Venice Canals & Waterfalls Just Part Of L.A.’s Hidden Gems

The city of Los Angeles is like that mysterious girl lurking at the back at your friend’s party. She occasionally joins the conversation and sometimes leads it, but at the same time you know she’s hiding something really cool.
No matter how up front Los Angeles is about her signature places – the Hollywood sign, Santa Monica Pier, Venice Beach, the Rose Bowl – she always has something else behind that glistening facade.
I’ve begun to discover a few of these secrets by doing something that’s not often associated with L.A.: walking.
Twice, I have accompanied 50+ people as part of the Happy Hour Hiking Club, a group organized by the lighthearted and clever Los Angeles Times columnist Chris Erskine. I’ve also accompanied a friend for a hike to Eaton Falls; did you know there are waterfalls in Los Angeles!?

The Happy Hour Hiking Club, as the name suggests, combines walks (or hikes) around different parts of Los Angeles on a monthly basis, followed by tossing back a pint or two in a local bar.

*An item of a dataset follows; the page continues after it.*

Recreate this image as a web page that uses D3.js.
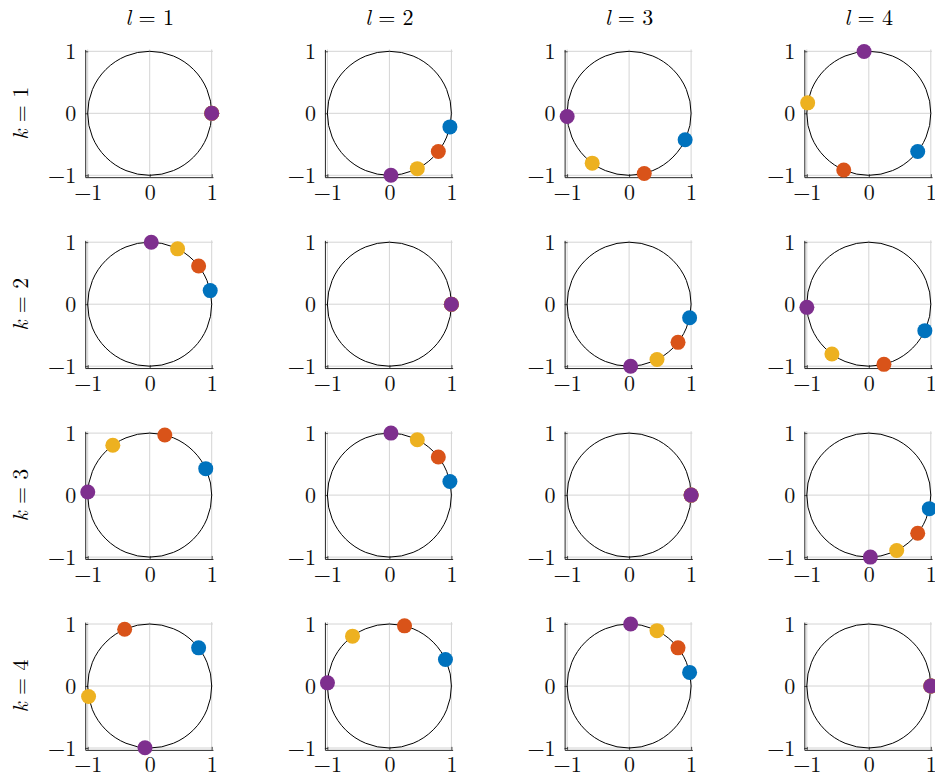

The ones I’ve been on have both been in the same area, Venice Beach. And not the Venice Beach you think you know, but a part of it along its canals. The actual canals that Abbot Kinney envisioned when he built “the Venice of America.”
There are walking trails along the canals, all the way down to the Marina del Rey channel. There are signs posted educating people to the plants and wildlife. There are no sidewalk performers, no 3-for-1 t-shirt shops and no crazy-looking characters doing odd things on the beach and walkway.
Both times, I rode my beach cruiser bicycle for these hikes (or walks, really), an hour ride from Hermosa Beach along the coast in the ultimate California convertible
One of these days I’m going to again brave the LA freeways to go to a hike in some other part of town because, as Los Angeles continues to prove to me, there’s a lot more to this city than meets the eye.